23.7.06

dünya'nın guernica'sı



"israil'le filistin arasındaki çatışmanın son faslı, israil güçlerinin gazze'den bir doktorla kardeşini, yani iki sivili kaçırmasıyla başladı. bu olay türkiye hariç hiçbir ülkenin basınında fazla yer bulmadı. ertesi gün filistinliler israilli bir askeri rehin alarak israillilerin esir tuttuğu insanlarla bir takasın müzakere edilmesini önerdi; zira israil cezaevlerinde yaklaşık 10 bin esir var."
* * * *
"bu 'adam kaçırma' olayı çok büyük bir zorbalıkmış gibi tepkiyle karşılanırken, 'israil savunma (!) güçleri'nce batı şeria'nın yasadışı askeri işgali ve su başta olmak üzere tüm doğal kaynaklarına sistematik olarak el konulması hayatın hazin de olsa doğal bir gerçeğiymiş gibi kabul gördü. bu, filistinlilerin kendilerine uluslararası anlaşmalarca tahsis edilmiş topraklarda yaşadığı eziyetin üzerine bir de batı'nın 70 yıldır döne döne uyguladığı çifte standartların tipik bir örneği."
* * * *
"bugün zorbalık, zorbalık doğuruyor; derme çatma füzeler karmaşık füzelere cevap veriyor. karmaşık füzeler, mahrumiyet içindeki yoksul kalabalıkları bir zamanlar adalet dediğimiz erdemi beklerken vuruyor. her iki füze tipi de vücutları paramparça ediyor; bunu emri veren komutanlardan başka kim aklından atabilir ki?"
* * * *
"her provokasyona ve karşı provokasyona karşı çıkılır, nasihatler verilir. ancak bu seferkinin ardından gelen gerekçe, suçlama ve yeminlerin tümü, aslında dünyanın dikkatini siyasi hedefi filistin milletini tasfiye etmekten başka hiçbir şey olmayan uzun süreli bir askeri, ekonomik ve coğrafi uygulamadan uzaklaştırma amacına hizmet ediyor."
* * * *
"bunun yüksek sesle ve açıkça söylenmesi gerekiyor, zira ara ara açık edilse de genelde gizli yürütülen bu uygulama, bugünlerde büyük hızla ilerliyor. bizce olayın adını olduğu gibi söylemeli, buna kesintisiz ve ebediyen direnmeliyiz."

* * * *
"not: 'arna'nın çocukları' adlı belgeselin yönetmeni juliano mer khamis'in sorduğu gibi, 'lübnan'ın guernica'sını kim resmedecek?'"

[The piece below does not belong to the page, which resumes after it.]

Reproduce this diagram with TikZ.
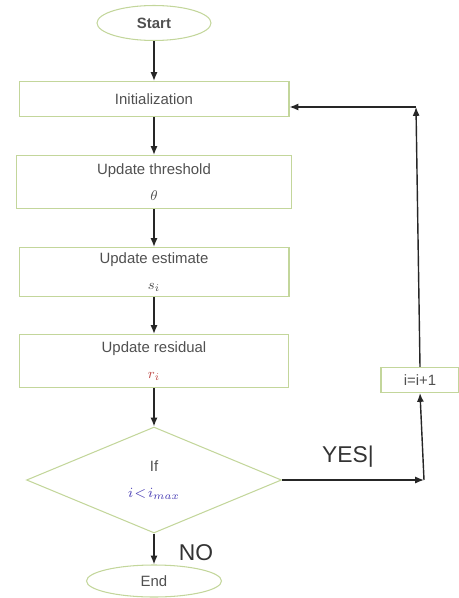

john berger, noam chomsky, harold pinter, jose saramago

------------------------------------------------------------------------------------
not: günlerdir havadan sudan, ordan burdan yazdıklarımı buraya koymaya bir türlü elim gitmiyor. günlük hayat akıp gidiyor, biz savaşsız günlere uyanıyoruz. ama gemiler mersin'e yanaşırken şöyle bir esip geçiyor düşünceler, sert, soğuk. yıllarca uğraşıp ayağa kaldırılan şehir yerle bir. günler kendi hafifliğinde-ağırlığında aksa da, bütün gün bunu düşünmesek de, tv'de görmedikçe komşudan duman yükselmiyormuş gibi gelse de..

hep aynı yerden aynı şeyleri söylüyormuş gibi hissetmemize neden olanlar, bunu hep yapıyor olmanın sıkıntısını duymuyorlar. gözümüzün içine baka baka ve döne döne uygulanan çifte standarda karşı döne döne ve açıkça ve yüksek sesle söylemek gerekiyor. tekrarlamak, unutturmamak.